**** LISTING ****

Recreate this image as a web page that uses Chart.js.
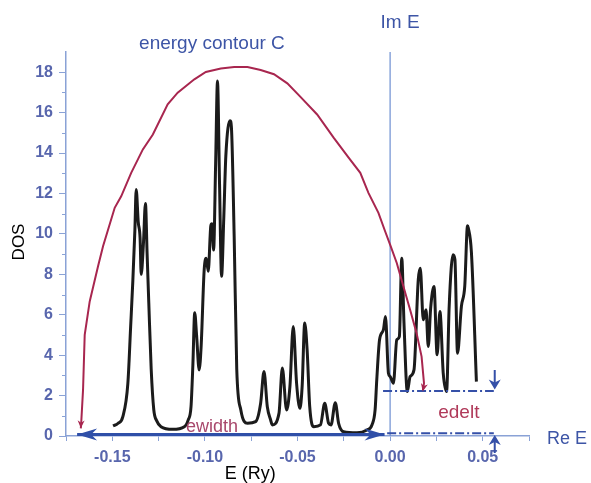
<!DOCTYPE html>
<html lang="en">
<head>
    <meta charset="UTF-8">
    <title>DOS and energy contour</title>
    <script src="https://cdn.jsdelivr.net/npm/chart.js"></script>
    <style>
        body {
            margin: 0;
            background: #fff;
        }
        canvas {
            display: block;
        }
    </style>
</head>
<body>
    <canvas id="dosChart" width="591" height="483"></canvas>

    <script>
        // density of states (black curve)
        const dosE = [
            -0.1496, -0.1470, -0.1443, -0.1416, -0.1401, -0.1389, -0.1378, -0.1371, -0.1360, -0.1350,
            -0.1344, -0.1332, -0.1321, -0.1312, -0.1303, -0.1290, -0.1276, -0.1260, -0.1237, -0.1174,
            -0.1111, -0.1090, -0.1075, -0.1065, -0.1055, -0.1045, -0.1031, -0.1020, -0.1004, -0.0993,
            -0.0982, -0.0968, -0.0962, -0.0953, -0.0942, -0.0932, -0.0921, -0.0910, -0.0898, -0.0887,
            -0.0864, -0.0857, -0.0842, -0.0828, -0.0806, -0.0770, -0.0726, -0.0699, -0.0681, -0.0663,
            -0.0645, -0.0636, -0.0600, -0.0582, -0.0559, -0.0541, -0.0523, -0.0505, -0.0487, -0.0475,
            -0.0461, -0.0448, -0.0434, -0.0412, -0.0376, -0.0353, -0.0332, -0.0319, -0.0296, -0.0278,
            -0.0251, -0.0179, -0.0125, -0.0098, -0.0081, -0.0072, -0.0057, -0.0036, -0.0025, -0.0009,
            0.0000, 0.0018, 0.0036, 0.0050, 0.0063, 0.0075, 0.0093, 0.0108, 0.0129, 0.0152,
            0.0163, 0.0179, 0.0194, 0.0206, 0.0219, 0.0237, 0.0254, 0.0269, 0.0287, 0.0305,
            0.0319, 0.0340, 0.0350, 0.0364, 0.0385, 0.0403, 0.0418, 0.0422, 0.0439, 0.0466
        ];
        const dosValues = [
            0.5, 0.62, 0.96, 2.6, 5.4, 7.7, 10.2, 12.2, 10.6, 9.8,
            8.0, 9.5, 11.5, 9.0, 6.6, 3.3, 1.3, 0.75, 0.46, 0.33,
            0.46, 0.8, 1.45, 3.5, 6.1, 5.0, 3.27, 4.5, 8.2, 8.8,
            8.15, 10.4, 10.5, 9.2, 13.5, 17.56, 12.5, 7.9, 10.8, 13.85,
            15.6, 15.3, 9.9, 3.3, 1.29, 0.63, 0.71, 1.62, 3.19, 1.45,
            0.79, 0.55, 1.12, 3.36, 1.29, 2.44, 5.42, 2.61, 1.37, 2.44,
            5.59, 4.26, 1.45, 0.46, 0.55, 1.62, 0.63, 0.55, 1.65, 0.63,
            0.21, 0.16, 0.3, 0.55, 1.29, 2.78, 4.76, 5.26, 5.91, 3.1,
            2.94, 2.61, 4.76, 4.92, 8.8, 5.59, 2.2, 2.94, 3.27, 7.73,
            8.3, 5.75, 6.25, 4.43, 6.33, 7.4, 4.02, 6.16, 3.1, 2.2,
            6.41, 8.97, 8.73, 4.1, 6.41, 7.4, 10.4, 10.3, 9.1, 2.69
        ];

        // energy contour C (crimson curve), drawn from left end to right end
        const contourE = [
            -0.1670, -0.1667, -0.1658, -0.1649, -0.1622, -0.1577, -0.1550, -0.1487, -0.1452, -0.1398,
            -0.1335, -0.1281, -0.1201, -0.1147, -0.1057, -0.0995, -0.0914, -0.0842, -0.0770, -0.0699,
            -0.0627, -0.0555, -0.0484, -0.0394, -0.0305, -0.0224, -0.0161, -0.0117, -0.0063, -0.0027,
            0.0000, 0.0036, 0.0072, 0.0108, 0.0143, 0.0170, 0.0183, 0.0176
        ];
        const contourValues = [
            0.38, 0.79, 2.28, 5.0, 6.66, 8.4, 9.39, 11.29, 11.86, 13.02,
            14.18, 14.92, 16.41, 16.99, 17.65, 18.01, 18.18, 18.26, 18.26, 18.11,
            17.9, 17.45, 16.78, 15.91, 14.76, 13.77, 13.02, 12.03, 11.04, 10.13,
            9.47, 8.56, 7.4, 6.25, 5.09, 3.93, 2.61, 2.2
        ];

        // construction lines
        const imAxisE = [0, 0];
        const imAxisValues = [0, 19];
        const ewidthE = [-0.169, -0.003];
        const ewidthValues = [0.08, 0.08];
        const edeltTopE = [-0.0038, 0.056];
        const edeltTopValues = [2.23, 2.23];
        const edeltBottomE = [-0.0016, 0.056];
        const edeltBottomValues = [0.13, 0.13];
        const edeltArrowE = 0.0565;
        const edeltDownArrow = [3.27, 2.3];
        const edeltUpArrow = [-0.84, 0.05];

        const toPoints = (xs, ys) => xs.map((x, i) => ({ x: x, y: ys[i] }));

        const FONT = '"Liberation Sans", Arial, sans-serif';
        const BLUE_TEXT = '#3d55a6';
        const TICK_BLUE = '#5866ad';
        const AXIS_BLUE = '#8aa2d6';
        const CRIMSON = '#a8264f';

        function arrowHead(ctx, fromX, fromY, tipX, tipY, len, half, color) {
            const a = Math.atan2(tipY - fromY, tipX - fromX);
            ctx.save();
            ctx.translate(tipX, tipY);
            ctx.rotate(a);
            ctx.fillStyle = color;
            ctx.beginPath();
            ctx.moveTo(0, 0);
            ctx.lineTo(-len, -half);
            ctx.lineTo(-len * 0.7, 0);
            ctx.lineTo(-len, half);
            ctx.closePath();
            ctx.fill();
            ctx.restore();
        }

        const extras = {
            id: 'extras',
            afterDatasetsDraw(chart) {
                const ctx = chart.ctx;
                const xs = chart.scales.x;
                const ys = chart.scales.y;
                const px = v => xs.getPixelForValue(v);
                const py = v => ys.getPixelForValue(v);

                // short minor ticks on the DOS axis
                ctx.save();
                ctx.strokeStyle = AXIS_BLUE;
                ctx.lineWidth = 1;
                for (let v = 1; v < 19; v += 2) {
                    const y = Math.round(py(v)) + 0.5;
                    ctx.beginPath();
                    ctx.moveTo(xs.left - 4, y);
                    ctx.lineTo(xs.left, y);
                    ctx.stroke();
                }
                ctx.restore();

                // arrowheads on the contour ends
                const n = contourE.length;
                arrowHead(ctx, px(contourE[1]), py(contourValues[1]) - 6, px(contourE[0]), py(contourValues[0]), 8, 3.5, CRIMSON);
                arrowHead(ctx, px(contourE[n - 2]) + 0.5, py(contourValues[n - 2]), px(contourE[n - 1]), py(contourValues[n - 1]), 8, 3.5, CRIMSON);

                // ewidth double arrow heads
                arrowHead(ctx, px(ewidthE[1]), py(ewidthValues[1]), px(ewidthE[0]), py(ewidthValues[0]), 20, 6, '#2f4fa8');
                arrowHead(ctx, px(ewidthE[0]), py(ewidthValues[0]), px(ewidthE[1]), py(ewidthValues[1]), 20, 6, '#2f4fa8');

                // edelt small arrows
                ctx.save();
                ctx.strokeStyle = '#3550a8';
                ctx.lineWidth = 2;
                const ax = px(edeltArrowE);
                ctx.beginPath();
                ctx.moveTo(ax, py(edeltDownArrow[0]));
                ctx.lineTo(ax, py(edeltDownArrow[1]) - 4);
                ctx.moveTo(ax, py(edeltUpArrow[0]));
                ctx.lineTo(ax, py(edeltUpArrow[1]) + 4);
                ctx.stroke();
                ctx.restore();
                arrowHead(ctx, ax, py(edeltDownArrow[0]), ax, py(edeltDownArrow[1]), 10, 6, '#3550a8');
                arrowHead(ctx, ax, py(edeltUpArrow[0]), ax, py(edeltUpArrow[1]), 10, 6, '#3550a8');

                // text labels
                ctx.save();
                ctx.textAlign = 'center';
                ctx.textBaseline = 'middle';

                ctx.fillStyle = BLUE_TEXT;
                ctx.font = '19px ' + FONT;
                ctx.fillText('energy contour C', px(-0.0962), 44);
                ctx.fillText('Im E', px(0.0054), 23);
                ctx.textAlign = 'left';
                ctx.font = '18px ' + FONT;
                ctx.fillText('Re E', xs.right + 18, py(-0.15));

                ctx.textAlign = 'center';
                ctx.fillStyle = '#a8486c';
                ctx.font = '18px ' + FONT;
                ctx.fillText('ewidth', px(-0.0962), py(0.45));
                ctx.fillStyle = '#b03a5a';
                ctx.font = '19px ' + FONT;
                ctx.fillText('edelt', px(0.0371), py(1.14));

                ctx.fillStyle = '#000';
                ctx.font = '18px ' + FONT;
                ctx.fillText('E (Ry)', px(-0.0755), 474);

                ctx.translate(19, py(9.6));
                ctx.rotate(-Math.PI / 2);
                ctx.font = '17px ' + FONT;
                ctx.fillText('DOS', 0, 0);
                ctx.restore();
            }
        };

        new Chart(document.getElementById('dosChart'), {
            type: 'scatter',
            data: {
                datasets: [
                    {
                        label: 'DOS',
                        data: toPoints(dosE, dosValues),
                        showLine: true,
                        borderColor: '#1b1b1b',
                        borderWidth: 3,
                        pointRadius: 0,
                        cubicInterpolationMode: 'monotone',
                        order: 2
                    },
                    {
                        label: 'energy contour C',
                        data: toPoints(contourE, contourValues),
                        showLine: true,
                        borderColor: CRIMSON,
                        borderWidth: 2,
                        pointRadius: 0,
                        tension: 0,
                        order: 1
                    },
                    {
                        label: 'Im E',
                        data: toPoints(imAxisE, imAxisValues),
                        showLine: true,
                        borderColor: '#6d8fd2',
                        borderWidth: 1.2,
                        pointRadius: 0,
                        order: 3
                    },
                    {
                        label: 'ewidth',
                        data: toPoints(ewidthE, ewidthValues),
                        showLine: true,
                        borderColor: '#2f4fa8',
                        borderWidth: 3,
                        pointRadius: 0,
                        clip: false,
                        order: 0
                    },
                    {
                        label: 'edelt top',
                        data: toPoints(edeltTopE, edeltTopValues),
                        showLine: true,
                        borderColor: '#3550a8',
                        borderWidth: 2,
                        borderDash: [9, 3, 2, 3],
                        pointRadius: 0,
                        clip: false,
                        order: 0
                    },
                    {
                        label: 'edelt bottom',
                        data: toPoints(edeltBottomE, edeltBottomValues),
                        showLine: true,
                        borderColor: '#3550a8',
                        borderWidth: 2,
                        borderDash: [9, 3, 2, 3],
                        pointRadius: 0,
                        clip: false,
                        order: 0
                    }
                ]
            },
            options: {
                responsive: false,
                animation: false,
                layout: {
                    padding: { top: 52, right: 62, left: 0, bottom: 0 }
                },
                plugins: {
                    legend: { display: false },
                    tooltip: { enabled: false }
                },
                scales: {
                    x: {
                        type: 'linear',
                        min: -0.175,
                        max: 0.075,
                        afterFit: scale => { scale.height = 47; },
                        border: { color: AXIS_BLUE, width: 1.5 },
                        grid: {
                            drawOnChartArea: false,
                            tickLength: 5,
                            tickColor: AXIS_BLUE
                        },
                        ticks: {
                            stepSize: 0.025,
                            padding: 7,
                            maxRotation: 0,
                            autoSkip: false,
                            color: TICK_BLUE,
                            font: { family: FONT, size: 16, weight: 'bold' },
                            callback: v => {
                                const r = Math.round(v * 1000) / 1000;
                                if (Math.abs(r * 20 - Math.round(r * 20)) > 1e-6) return '';
                                return (Math.round(r * 100) / 100).toFixed(2);
                            }
                        }
                    },
                    y: {
                        min: 0,
                        max: 19,
                        afterFit: scale => { scale.width = 66; },
                        border: { color: AXIS_BLUE, width: 1.5 },
                        grid: {
                            drawOnChartArea: false,
                            tickLength: 7,
                            tickColor: c => (c.tick && c.tick.value % 2 === 0) ? AXIS_BLUE : 'rgba(0,0,0,0)'
                        },
                        ticks: {
                            stepSize: 1,
                            padding: 6,
                            autoSkip: false,
                            color: TICK_BLUE,
                            font: { family: FONT, size: 16, weight: 'bold' },
                            callback: v => (v % 2 === 0 ? v : '')
                        }
                    }
                }
            },
            plugins: [extras]
        });
    </script>
</body>
</html>
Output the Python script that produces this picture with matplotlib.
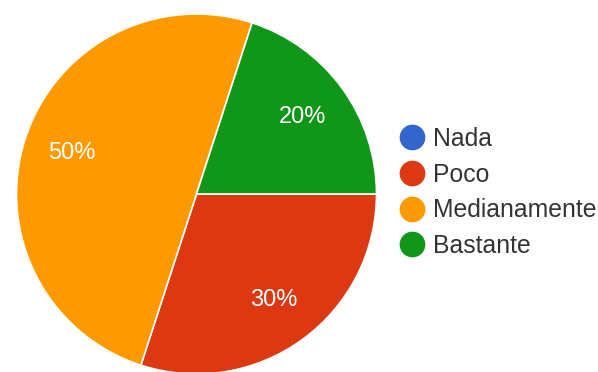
import matplotlib
matplotlib.use("Agg")
import matplotlib.pyplot as plt
from matplotlib.lines import Line2D

plt.rcParams['font.family'] = ['Liberation Sans', 'DejaVu Sans']

categories = ["Nada", "Poco", "Medianamente", "Bastante"]
percentages = [0, 30, 50, 20]
colors = ["#3366cc", "#dc3912", "#ff9900", "#109618"]

W, H = 598, 372
fig = plt.figure(figsize=(W / 100, H / 100), dpi=100)
ax = fig.add_axes([0, 0, 1, 1])

def pct_label(p):
    return f"{p:.0f}%" if p >= 1 else ""

wedges, texts, autotexts = ax.pie(
    percentages,
    colors=colors,
    center=(196.5, 178),
    radius=180,
    startangle=0,
    counterclock=False,
    autopct=pct_label,
    pctdistance=0.73,
    wedgeprops=dict(edgecolor="white", linewidth=1.2),
    textprops=dict(color="white", fontsize=17),
    frame=True,
)
ax.set_xlim(0, W)
ax.set_ylim(0, H)
ax.set_aspect('equal')
ax.axis('off')

handles = [Line2D([], [], linestyle='none', marker='o', markersize=17.5,
                  markerfacecolor=c, markeredgecolor=c) for c in colors]
leg = ax.legend(handles, categories, loc='center left',
                bbox_to_anchor=(400 / W, 1 - 192.5 / H),
                frameon=False, fontsize=17.8, labelcolor="#333333",
                handlelength=1.0, handletextpad=0.35, labelspacing=0.47,
                borderpad=0, borderaxespad=0)

fig.savefig("out.png", dpi=100)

****

## WHAT TO WORK ON
Look above for the line with "Output the Python"; quote it and every line after it, stopping after the line with "ax.axis('off')", exactly, with nothing added and without pictures.

## EXERCISE SOLUTION
Output the Python script that produces this picture with matplotlib.
import matplotlib
matplotlib.use("Agg")
import matplotlib.pyplot as plt
from matplotlib.lines import Line2D

plt.rcParams['font.family'] = ['Liberation Sans', 'DejaVu Sans']

categories = ["Nada", "Poco", "Medianamente", "Bastante"]
percentages = [0, 30, 50, 20]
colors = ["#3366cc", "#dc3912", "#ff9900", "#109618"]

W, H = 598, 372
fig = plt.figure(figsize=(W / 100, H / 100), dpi=100)
ax = fig.add_axes([0, 0, 1, 1])

def pct_label(p):
    return f"{p:.0f}%" if p >= 1 else ""

wedges, texts, autotexts = ax.pie(
    percentages,
    colors=colors,
    center=(196.5, 178),
    radius=180,
    startangle=0,
    counterclock=False,
    autopct=pct_label,
    pctdistance=0.73,
    wedgeprops=dict(edgecolor="white", linewidth=1.2),
    textprops=dict(color="white", fontsize=17),
    frame=True,
)
ax.set_xlim(0, W)
ax.set_ylim(0, H)
ax.set_aspect('equal')
ax.axis('off')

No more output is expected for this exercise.